長らく坐禅が静かなブームのようです。姿勢を正し、清潔で静寂な坐禅堂で坐っていると、それだけで自然と心が安らいできます。癒し、メディテーションの一つとして禅は注目されているようです。
しかしながら、それは禅の効能のほんのおまけに過ぎません。望む者にはもっと素晴らしくダイナミックな世界が待っています。
禅は本来何のためにやるのか、それは己事究明をするためにやるのです。己事究明とは自分が生まれて来た意味、存在する理由を見極める、といったようなところでしょうか。

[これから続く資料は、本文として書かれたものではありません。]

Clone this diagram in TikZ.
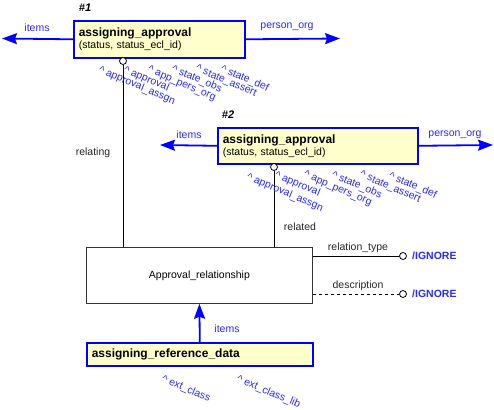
\documentclass[tikz,border=0pt]{standalone}
\usepackage{fontspec}
\setmainfont{Liberation Sans}
\usetikzlibrary{arrows.meta,positioning}
\definecolor{entblue}{RGB}{0,0,255}
\definecolor{lblblue}{RGB}{40,40,255}
\definecolor{entfill}{RGB}{255,255,204}

\tikzset{
  entity/.style={draw=entblue, line width=1.6pt, fill=entfill, anchor=north west,
    inner xsep=5pt, inner ysep=0pt, align=left, font=\fontsize{10.5}{12}\selectfont},
  relbox/.style={draw=black!80, line width=0.8pt, fill=white, anchor=north west,
    inner sep=0pt, font=\fontsize{10.5}{12}\selectfont},
  ring/.style={circle, draw, fill=white, line width=0.8pt, minimum size=7pt, inner sep=0pt},
  blueline/.style={draw=entblue, line width=1.8pt, -{Stealth[length=15pt,width=11pt,inset=2pt]}},
  blacklabel/.style={font=\fontsize{10.5}{12}\selectfont, text=black!85, inner sep=0pt},
  bluelabel/.style={font=\fontsize{10.5}{12}\selectfont, text=lblblue, inner sep=0pt},
  attr/.style={bluelabel, rotate=-23, anchor=north west},
  tag/.style={font=\fontsize{11}{12}\selectfont\bfseries\itshape, inner sep=0pt},
  ignore/.style={font=\fontsize{10.5}{12}\selectfont\bfseries, text=lblblue, inner sep=0pt, anchor=west}
}
\newcommand{\entname}[1]{{\fontsize{12}{12}\selectfont\bfseries #1}}

\begin{document}
\begin{tikzpicture}[x=1pt,y=-1pt]
  \useasboundingbox (0,0) rectangle (494,409);

  % entities
  \node[entity, text width=161pt, minimum height=37pt] (apr1) at (73,20)
    {\entname{assigning\_approval}\\(status, status\_ecl\_id)};
  \node[tag] (tag1) at (85,8) {\#1};
  \node[entity, text width=190pt, minimum height=36pt] (apr2) at (217,127)
    {\entname{assigning\_approval}\\(status, status\_ecl\_id)};
  \node[tag] (tag2) at (228,115) {\#2};
  \node[relbox, minimum width=226pt, minimum height=56pt] (rel) at (86,247) {Approval\_relationship};
  \node[entity, text width=216pt, minimum height=23pt] (refd) at (86,342)
    {\entname{assigning\_reference\_data}};

  % arrow ends
  \coordinate (apr1l) at (2,38.5);
  \coordinate (apr1r) at (340,38.5);
  \coordinate (apr2l) at (160,145);
  \coordinate (apr2r) at (493,145);
  \draw[blueline] (apr1.west) -- (apr1l);
  \draw[blueline] (apr1.east) -- (apr1r);
  \draw[blueline] (apr2.west) -- (apr2l);
  \draw[blueline] (apr2.east) -- (apr2r);
  \draw[blueline] (refd.north) -- (rel.south);
  \node[bluelabel] (it1) at (37,28) {items};
  \node[bluelabel] (po1) at (287,27) {person\_org};
  \node[bluelabel] (it2) at (189,135) {items};
  \node[bluelabel] (po2) at (455,135) {person\_org};
  \node[bluelabel] (it3) at (227,329) {items};

  % relating / related
  \node[ring] (c1) at (123,61) {};
  \node[ring] (c2) at (274,167) {};
  \draw[line width=0.8pt] (c1.south) -- (c1.south |- rel.north);
  \draw[line width=0.8pt] (c2.south) -- (c2.south |- rel.north);
  \node[blacklabel] (lrel1) at (93,153) {relating};
  \node[blacklabel] (lrel2) at (300,227) {related};

  % ignored attributes
  \node[ring] (ig1) at (403,256) {};
  \node[ring] (ig2) at (403,294) {};
  \draw[line width=0.8pt] (ig1.west -| rel.east) -- (ig1.west);
  \draw[line width=0.8pt, dashed] (ig2.west -| rel.east) -- (ig2.west);
  \node[blacklabel] (lrt) at (358,248) {relation\_type};
  \node[blacklabel] (lds) at (358,286) {description};
  \node[ignore] (ign1) at (412,256) {/IGNORE};
  \node[ignore] (ign2) at (412,294) {/IGNORE};

  % attributes of #1
  \node[attr] (a1a) at (101,65) {\textasciicircum\ approval\_assgn};
  \node[attr] (a1b) at (126,65) {\textasciicircum\ approval};
  \node[attr] (a1c) at (150,65) {\textasciicircum\ app\_pers\_org};
  \node[attr] (a1d) at (174,64) {\textasciicircum\ state\_obs};
  \node[attr] (a1e) at (198,64) {\textasciicircum\ state\_assert};
  \node[attr] (a1f) at (223,64) {\textasciicircum\ state\_def};

  % attributes of #2
  \node[attr] (a2a) at (249,172) {\textasciicircum\ approval\_assgn};
  \node[attr] (a2b) at (277,170) {\textasciicircum\ approval};
  \node[attr] (a2c) at (306,170) {\textasciicircum\ app\_pers\_org};
  \node[attr] (a2d) at (334,170) {\textasciicircum\ state\_obs};
  \node[attr] (a2e) at (362,170) {\textasciicircum\ state\_assert};
  \node[attr] (a2f) at (391,171) {\textasciicircum\ state\_def};

  % attributes of reference data
  \node[attr] (a3a) at (164,374) {\textasciicircum\ ext\_class};
  \node[attr] (a3b) at (239,374) {\textasciicircum\ ext\_class\_lib};
\end{tikzpicture}
\end{document}
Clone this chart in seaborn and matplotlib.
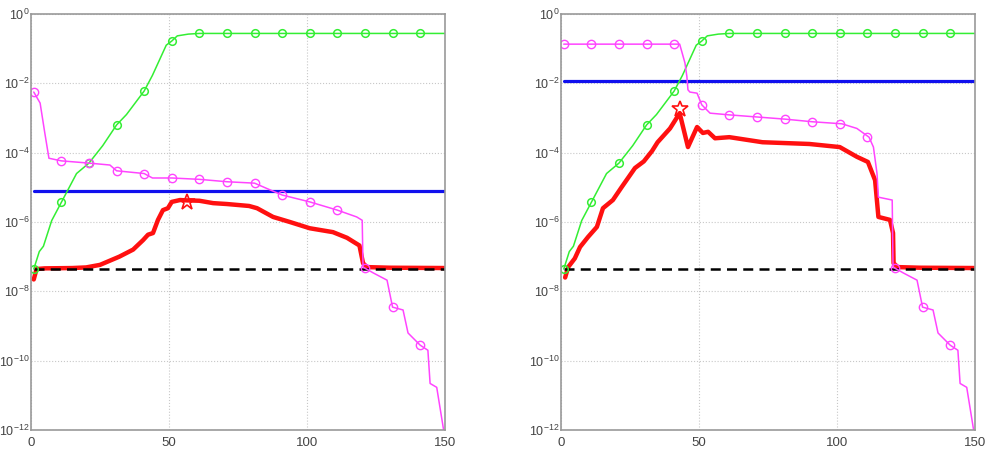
import numpy as np
import seaborn as sns
import matplotlib.pyplot as plt

# green curve (same in both panels)
green_x = [1, 3, 4.5, 7.5, 11, 16.5, 21, 26, 31, 34.6, 41, 44, 49, 51, 53, 57, 61, 150]
green_y = [4.4e-8, 1.4e-7, 2.0e-7, 1.1e-6, 3.7e-6, 2.5e-5, 5.0e-5, 1.6e-4, 6.3e-4, 1.26e-3,
           6.0e-3, 1.7e-2, 0.126, 0.166, 0.234, 0.263, 0.275, 0.275]
green_mk_x = [1, 11, 21, 31, 41, 51, 61, 71, 81, 91, 101, 111, 121, 131, 141]
green_mk_y = [4.4e-8, 3.7e-6, 5.0e-5, 6.3e-4, 6.0e-3, 0.166, 0.275, 0.275, 0.275, 0.275,
              0.275, 0.275, 0.275, 0.275, 0.275]

# magenta tail after the drop (same in both panels)
tail_x = [120.3, 124, 129, 131, 134.8, 136.6, 141, 143.8, 144.6, 147, 149.5]
tail_y = [5.0e-8, 3.4e-8, 2.1e-8, 3.5e-9, 2.9e-9, 6.3e-10, 2.8e-10, 2.0e-10, 2.2e-11, 1.7e-11, 1e-12]

# left panel
mag_l_x = [1, 3.3, 5, 6.5, 11, 21, 28.6, 31, 41, 44, 51, 61, 71, 81, 85.4, 91, 101, 111, 118, 120] + tail_x
mag_l_y = [5.6e-3, 2.7e-3, 3.7e-4, 6.9e-5, 5.8e-5, 5.0e-5, 4.4e-5, 3.0e-5, 2.5e-5, 1.86e-5,
           1.86e-5, 1.7e-5, 1.45e-5, 1.32e-5, 9.3e-6, 6.0e-6, 3.8e-6, 2.2e-6, 1.4e-6, 1.12e-6] + tail_y
mag_l_mk = [5.6e-3, 5.8e-5, 5.0e-5, 3.0e-5, 2.5e-5, 1.86e-5, 1.7e-5, 1.45e-5, 1.32e-5, 6.0e-6,
            3.8e-6, 2.2e-6, 4.7e-8, 3.5e-9, 2.8e-10]
red_l_x = [1, 2, 5, 15, 20, 25, 32, 37, 40.6, 42.4, 44.2, 46, 47.8, 49.6, 51, 54, 56.5, 61, 66,
           71, 79, 81.9, 87.7, 93.8, 101, 109.4, 114.5, 119, 120.3, 121.7, 130, 150]
red_l_y = [2.2e-8, 4.4e-8, 4.6e-8, 4.7e-8, 4.9e-8, 5.8e-8, 1.0e-7, 1.6e-7, 3.0e-7, 4.3e-7,
           4.8e-7, 1.15e-6, 2.2e-6, 2.5e-6, 3.8e-6, 4.3e-6, 4.2e-6, 4.1e-6, 3.5e-6, 3.3e-6,
           2.9e-6, 2.5e-6, 1.4e-6, 1.0e-6, 6.6e-7, 5.1e-7, 3.5e-7, 2.1e-7, 6.5e-8, 5.0e-8,
           4.8e-8, 4.7e-8]
star_l = (56.5, 3.9e-6)
blue_l = 7.8e-6

# right panel
mag_r_x = [1, 43, 44.9, 45.6, 46, 46.7, 49.3, 51, 54, 61, 71, 81, 91, 101.8, 107.2, 111.6,
           113.2, 114.5, 115, 120] + tail_x
mag_r_y = [0.135, 0.135, 0.039, 0.0158, 6.5e-3, 5.6e-3, 5.2e-3, 2.4e-3, 1.38e-3, 1.23e-3,
           1.07e-3, 9.3e-4, 7.8e-4, 6.8e-4, 5.0e-4, 2.8e-4, 1.45e-4, 2.5e-5, 5.2e-6,
           4.3e-6] + tail_y
mag_r_mk = [0.135, 0.135, 0.135, 0.135, 0.135, 2.4e-3, 1.23e-3, 1.07e-3, 9.3e-4, 7.8e-4,
            6.8e-4, 2.8e-4, 4.7e-8, 3.5e-9, 2.8e-10]
red_r_x = [1.5, 2.6, 5, 6.9, 9.8, 13, 15.2, 18.8, 22, 26.8, 30, 33, 35, 39.5, 43, 46, 49.3,
           51.4, 53.3, 55.8, 61, 73, 90, 101, 107.2, 111.2, 113.8, 115, 119.2, 120.3, 120.5,
           122, 130, 150]
red_r_y = [2.5e-8, 5.0e-8, 8.9e-8, 1.9e-7, 3.7e-7, 7.2e-7, 2.5e-6, 4.3e-6, 1.02e-5, 3.6e-5,
           5.6e-5, 1.12e-4, 2.0e-4, 5.0e-4, 1.38e-3, 1.45e-4, 5.5e-4, 3.7e-4, 4.0e-4, 2.6e-4,
           2.8e-4, 2.0e-4, 1.78e-4, 1.45e-4, 7.6e-5, 5.4e-5, 1.6e-5, 1.4e-6, 1.15e-6,
           4.8e-7, 6.5e-8, 5.0e-8, 4.8e-8, 4.7e-8]
star_r = (43, 1.8e-3)
blue_r = 1.17e-2

black_level = 4.4e-8
x_span = [1, 150]

GREEN = '#33ee33'
MAGENTA = '#ff44ff'
RED = '#ff1010'
BLUE = '#1010ee'

sns.set_style("whitegrid", {'grid.linestyle': ':', 'grid.color': '#c8c8c8',
                            'axes.edgecolor': '#999999'})
plt.rcParams['font.family'] = ['Liberation Sans', 'DejaVu Sans']
plt.rcParams['mathtext.default'] = 'regular'

fig = plt.figure(figsize=(9.85, 4.61), dpi=100)
ax_l = fig.add_axes([31 / 985, 31 / 461, 414 / 985, 416 / 461])
ax_r = fig.add_axes([561 / 985, 31 / 461, 414 / 985, 416 / 461])

panels = [
    (ax_l, mag_l_x, mag_l_y, mag_l_mk, red_l_x, red_l_y, star_l, blue_l),
    (ax_r, mag_r_x, mag_r_y, mag_r_mk, red_r_x, red_r_y, star_r, blue_r),
]

for ax, mx, my, mmk, rx, ry, star, blue in panels:
    sns.lineplot(x=x_span, y=[blue, blue], ax=ax, color=BLUE, lw=2.3, estimator=None)
    sns.lineplot(x=rx, y=ry, ax=ax, color=RED, lw=3.2, estimator=None, sort=False)
    sns.lineplot(x=x_span, y=[black_level, black_level], ax=ax, color='black', lw=1.8,
                 ls=(0, (4, 2.5)), estimator=None)
    sns.lineplot(x=green_x, y=green_y, ax=ax, color=GREEN, lw=1.1, estimator=None, sort=False)
    ax.plot(green_mk_x, green_mk_y, ls='', marker='o', ms=5.5, mfc='none', mec=GREEN, mew=1.1)
    sns.lineplot(x=mx, y=my, ax=ax, color=MAGENTA, lw=1.1, estimator=None, sort=False)
    ax.plot(green_mk_x, mmk, ls='', marker='o', ms=6, mfc='none', mec=MAGENTA, mew=1.0)
    ax.plot([star[0]], [star[1]], ls='', marker='*', ms=12, mfc='none', mec=RED, mew=1.2)

    ax.set_yscale('log')
    ax.set_xlim(0, 150)
    ax.set_ylim(1e-12, 1e0)
    ax.set_xticks([0, 50, 100, 150])
    ax.set_yticks([1e-12, 1e-10, 1e-8, 1e-6, 1e-4, 1e-2, 1e0])
    ax.minorticks_off()
    ax.tick_params(axis='x', labelsize=9.5, colors='#444444', length=0, pad=5)
    ax.tick_params(axis='y', labelsize=9, colors='#444444', length=0, pad=1)
    ax.set_xlabel('')
    ax.set_ylabel('')
    for s in ax.spines.values():
        s.set_linewidth(1.2)

plt.savefig('out.png', dpi=100)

子供たちが病んだり荒れるのも、私はこの己事究明を抜きに大人が教育しようとしているのが理由のように思えてなりません。なぜなら大人も、心のありかだとか、死後の世界であるとか、宇宙の行き先といったようなものには答えられないからです。
人生は、一寸先は闇。子供の事を愛せない親はいないのでしょうけれど、そんな危なっかしい世界になんで僕を生んだの?と私は子供の頃からそう思っていました。
その為に、とてつもない親不孝をしてきたと感じております。
こういう話は親が悪いわけでも、子が悪いわけでもないのです。ただ、厳しい修行に打ち勝ったり、仏様を深く信じ切ること(信心)が出来た人間だけが、心の世界の本質を知ります。
ですが、修行や信心に励んだとしても、誰しもが容易に得ることの出来るものではない、厳しい世界なのです。そもそも我々には学校や仕事や家庭があるので、そんなことをしている暇はありません。
そうでありますから、私達のような宗教を志し、真理を垣間見た人間が、船一杯の魚、そう、まるでその魚を刺身にして小売りしたり、寿司を握ったりすることでなんとか食べやすく出来ないものか、と苦心してきたのが仏教発展の歴史と言えるでしょう。
仕事と宗教の両立は可能であるか、と問われればそれは可能です。ただ、一般在家に対しても厳しい修行を課す宗派もありますから、なるべく穏やかな曹洞宗、浄土宗あたりを私はおすすめします。
私の母方の祖父母は年老いてもなお仲睦まじい夫婦でした。そのように「私たちが心から愛し合って生まれてきたのがかけがえのないおまえなんだ」と生涯かけて言えるご夫婦にはこの書籍は不要だと思います。しかし世の中そううまくは行かないですよね。この本はそういう人に向けた本なのです。
この著作で私は、子供が病んだり、荒れたりしないよう、大人が迷いなく自信を持ってお説教出来るようなものを書きたいと思いました。子供がここへ行きたいと言ったらそこを指さしてあげられるような心の世界の地図を書いて行くつもりです。
どうか、私の調理した真理の魚の味が皆さんのお口に合いますように。